The Nano has more than lived up to its nickname -- the people's car.

Judging by reports that the car has attracted bookings of close to a million, the market has now confirmed that the car has been a stupendous achievement for Tata Motors and its chairman, Ratan Tata, who conceived of just such a vehicle and marshalled his forces to deliver what most auto-makers had declared would be an impossible task.

It is a tribute to India's achievements in low-cost innovation that the global automobile giants have been forced to sit up and take notice of Tata Motors' ability to design, develop and sell a sub-compact car at the lowest possible cost.

Consider this: even a DVD player in some US cars is priced at over Rs 100,000. At the heart of the innovation was obviously Mr Tata and his team's ability to think out of the box and dream beyond the obvious in manufacturing and designing a product with the right mix of parameters.

The cost factor -- Rs 1 lakh, defined finally as ex-factory and not cost to the consumer -- meant that the company had to adopt a clean-sheet-of-paper approach, which meant all components of the car had to be designed from scratch, with nothing carried over from Tata's other vehicles, or any models of competitors.

However, the biggest reason why Nano is a great innovation is because it thinks about the next decade and not just the next quarter.

India's huge bottom-of-the-pyramid market, as articulated by management guru C K Prahalad, has attracted other innovators too.

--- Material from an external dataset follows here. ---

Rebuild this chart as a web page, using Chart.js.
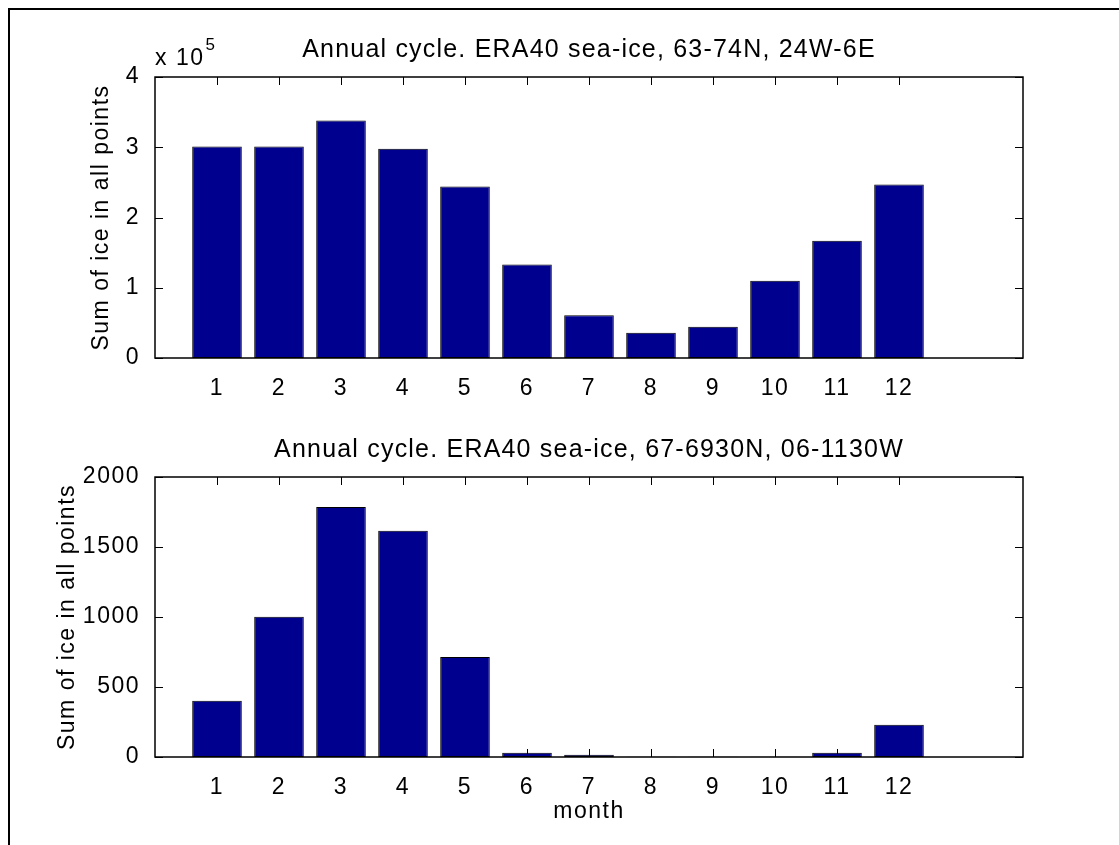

Take Sunil Bharti Mittal, whose outsourcing innovations have dramatically lowered the cost of telephony for Indians. Mr Mittal may have been driven to think out of the box by the challenge thrown by Mukesh Ambani, who gave life to his father Dhirubhai's concept of a phone call costing no more than a post-card.

Bharti Airtel innovated its business model to meet the low tariff challenge. The company made some remarkable outsourcing innovations and put its entire IT piece in the hands of IBM, and its networks in the hands of Ericsson and Nokia.

Under these first-of-their-kind contracts, the company was not required to pay for the hardware it installed. Rather, it paid for the traffic that came out of these networks. It was a risky model, but one that had the potential to open up new frontiers in telecom network management.

The rest is history, as many companies across the world adopted the model to meet competitive challenges in their respective markets.

But while celebrating such low-cost innovations, it should not be forgotten that there are concern areas that need attention, as evident from the World Bank report titled 'Unleashing India's innovation'.

The report points out that aggregate domestic R&D spending has never exceeded 1 per cent of GDP, and 80 per cent of this comes from the public sector; of the top 50 applicants for patents in India, 44 were foreign firms and just two of the remaining six were private Indian firms; and India produces fewer than 7,000 PhDs a year in the faculties of science, engineering and technology.

What these statistics say is that though the country's entrepreneurial model has delivered successes, there are problems related to the funding of innovations, lack of focus on intellectual property rights and the deficiencies of a higher education system that does not encourage innovative attitudes.

People like Ratan Tata and Sunil Mittal are in a small minority.